Choosing between revocable and irrevocable trusts

People in the Bay Area try to plan for many different aspects of life. For many unpredictable types of events people will obtain insurance such as car insurance for car accidents or homeowners’ insurance for potential damage to their homes. Similarly to how people plan for those unpredictable events, people should also plan for their death. However, they should do more than simply take out a life insurance policy.

When people pass away they cannot take their property with them. It is important to plan for who will receive their property as people may not agree with the intestate laws in the state. Estate planning also can have benefits while people are living too. By choosing to create a trust, people actually transfer their assets to the trust while they are living and therefore no longer own the property which can have its advantages even while people are living.

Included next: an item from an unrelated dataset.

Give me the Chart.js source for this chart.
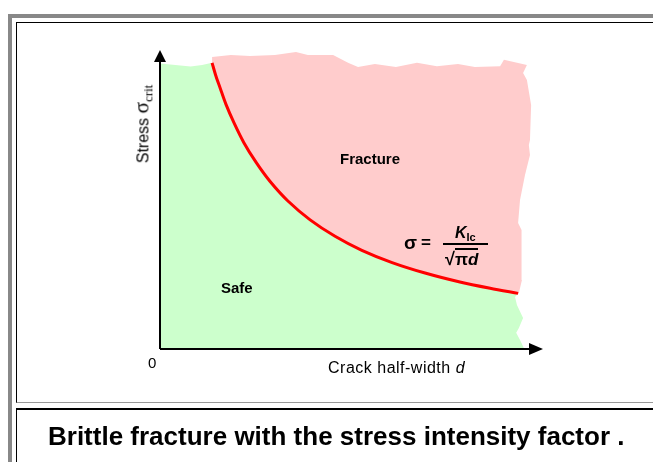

Differences between irrevocable and revocable trusts

The main difference between revocable and irrevocable trusts is that people can change revocable trusts during their lifetime. This means they can add or remove property, change the beneficiaries, change trustees and make other changes. Irrevocable trusts cannot be changed after they are created. The creator of the trust can receive money from the trust for their needs while they are living, but cannot remove any property from it.

Both allow people to avoid probate for any property transferred to the trusts, which is the main advantage of creating a trust as opposed to a will. They can also help couples avoid paying estate taxes twice. However, irrevocable trusts have some added benefits for people while living. It can shield the assets from creditors and also be useful for Medicare planning since the creator loses control over the assets unlike a revocable trust.

Trusts may be beneficial for many people in the Bay Area. However, choosing the right trust for their particular situation can be complicated. Experienced attorneys understand the different types of trusts and may be able to guide one through the process.